I have a question of a more mathematical nature on the mathSE (Symmetric Direct Product Distributive?) that received a good answer, but I think an answer more oriented to chemists would be a useful resource here.
I'm trying to determine the symmetry of the second overtone band of the degenerate $\Pi_u$ bend of $\ce{CO2}$. I'm told I need to use the formula$$\chi_v(\hat{R})=\frac{1}{2}[\chi(\hat{R})\chi_{v-1}(\hat{R})+\chi(\hat{R}^v)]$$ where $v$ is the number of quanta in the mode, $\hat{R}$ is an operation and $\chi_{v}$ is the character of that operation for the $(v-1)^{\text{th}}$ overtone. I arrive at the correct answer, which is that the second overtone has symmetry $\Pi_u\oplus\Phi_u$.
But this formula seemed complicated so I wanted to see if I could get the result just from taking the symmetric direct product of the state three times like so: $$\Pi_u\otimes\Pi_u\otimes\Pi_u=(\Sigma^+_g\oplus\Delta_g)\otimes\Pi_u=2\Pi_u\oplus\Phi_u$$
Following the direct product tables I seem to get this, which has an extra $\Pi_u$.

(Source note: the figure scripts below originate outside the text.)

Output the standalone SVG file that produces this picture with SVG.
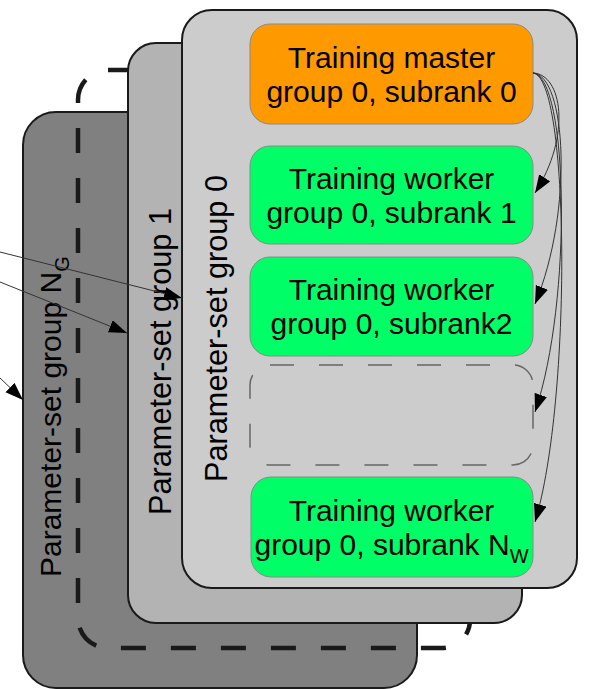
<svg xmlns="http://www.w3.org/2000/svg" width="595" height="689" viewBox="0 0 595 689">
<defs>
<style>
.panel{stroke:#1a1a1a;stroke-width:2}
.t{font-family:"Liberation Sans",Arial,sans-serif;font-size:30px;fill:#000}
.lbl{font-size:30.7px}
.c{text-anchor:middle}
.node{stroke:#8a8a8a;stroke-width:1}
.conn{fill:none;stroke:#333;stroke-width:1}
</style>
<marker id="ah" markerUnits="userSpaceOnUse" markerWidth="20" markerHeight="14" refX="18" refY="6.5" orient="auto">
<path d="M0,0 L18,6.5 L0,13 Z" fill="#000"/>
</marker>
</defs>
<g id="panel-ng">
<rect class="panel" x="23" y="112" width="394" height="576" rx="33" fill="#808080"/>
<text class="t" transform="translate(61,577) rotate(-90)">Parameter-set group N<tspan font-size="20" dy="8">G</tspan></text>
</g>
<g id="panel-dashed">
<path d="M133,70 L108,70 A30,30 0 0 0 78,100 L78,618 A30,30 0 0 0 108,648 L442,648 A28,28 0 0 0 470,620 L470,100" fill="none" stroke="#1a1a1a" stroke-width="4.5" stroke-dasharray="25,25"/>
</g>
<g id="panel-1">
<rect class="panel" x="128" y="43" width="394" height="580" rx="28" fill="#b3b3b3"/>
<text class="t lbl" transform="translate(171,515) rotate(-90)">Parameter-set group 1</text>
</g>
<g id="panel-0">
<rect class="panel" x="182" y="10" width="395" height="578" rx="30" fill="#cccccc"/>
<text class="t lbl" transform="translate(227,482) rotate(-90)">Parameter-set group 0</text>
</g>
<g id="master">
<rect class="node" x="250" y="24" width="283" height="100" rx="20" fill="#ff9900"/>
<text class="t c" x="391.5" y="68">Training master</text>
<text class="t c" x="391.5" y="102">group 0, subrank 0</text>
</g>
<g id="worker1">
<rect class="node" x="250" y="146" width="283" height="98" rx="20" fill="#00ff66"/>
<text class="t c" x="391.5" y="189">Training worker</text>
<text class="t c" x="391.5" y="223">group 0, subrank 1</text>
</g>
<g id="worker2">
<rect class="node" x="250" y="257" width="283" height="99" rx="20" fill="#00ff66"/>
<text class="t c" x="391.5" y="300">Training worker</text>
<text class="t c" x="391.5" y="334">group 0, subrank2</text>
</g>
<g id="placeholder">
<rect x="250" y="365" width="283" height="100" rx="20" fill="none" stroke="#666" stroke-width="1.5" stroke-dasharray="24,25"/>
</g>
<g id="workerN">
<rect class="node" x="251" y="477" width="282" height="100" rx="20" fill="#00ff66"/>
<text class="t c" x="391.5" y="521">Training worker</text>
<text class="t c" x="391.5" y="555">group 0, subrank N<tspan font-size="20" dy="8">W</tspan></text>
</g>
<g id="connectors">
<path class="conn" d="M0,252 L182,298" marker-end="url(#ah)"/>
<path class="conn" d="M0,282 L127,333" marker-end="url(#ah)"/>
<path class="conn" d="M0,378 L23,400" marker-end="url(#ah)"/>
<path class="conn" d="M533,73 C562,74 572,135 535,193" marker-end="url(#ah)"/>
<path class="conn" d="M533,73 C566,75 574,210 535,304" marker-end="url(#ah)"/>
<path class="conn" d="M533,73 C568,76 573,300 535,412" marker-end="url(#ah)"/>
<path class="conn" d="M533,73 C570,77 572,400 535,522" marker-end="url(#ah)"/>
</g>
</svg>
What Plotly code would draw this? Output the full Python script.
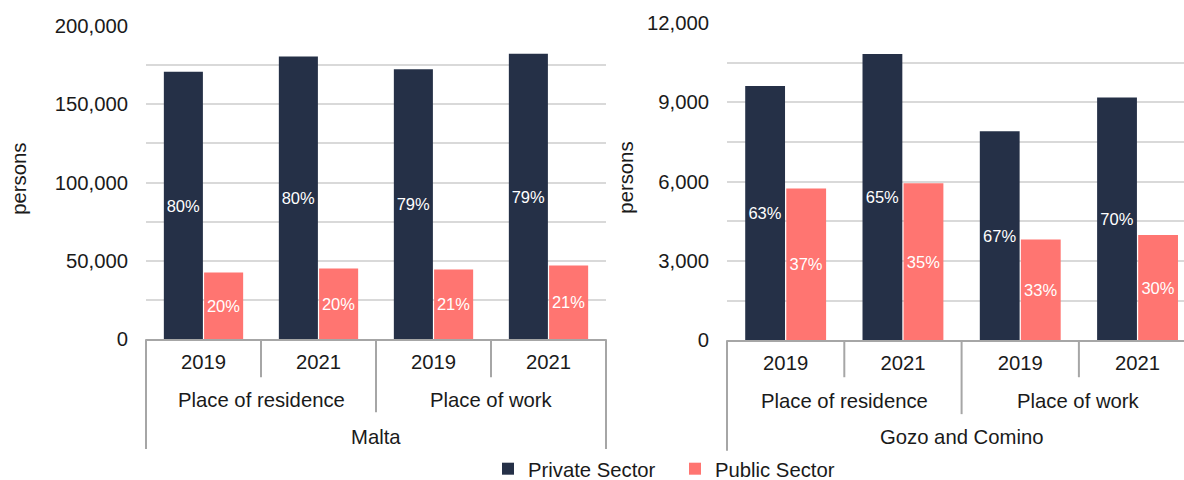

I know this is wrong because the representation should only be quadruply degenerate, corresponding to the 4 different ways of distributing the quanta between the original degenerate modes: $(3,0) (2,1) (1,2) (0,3)$.
Why does this approach fail? Does the symmetric direct product not distribute over the direct sums?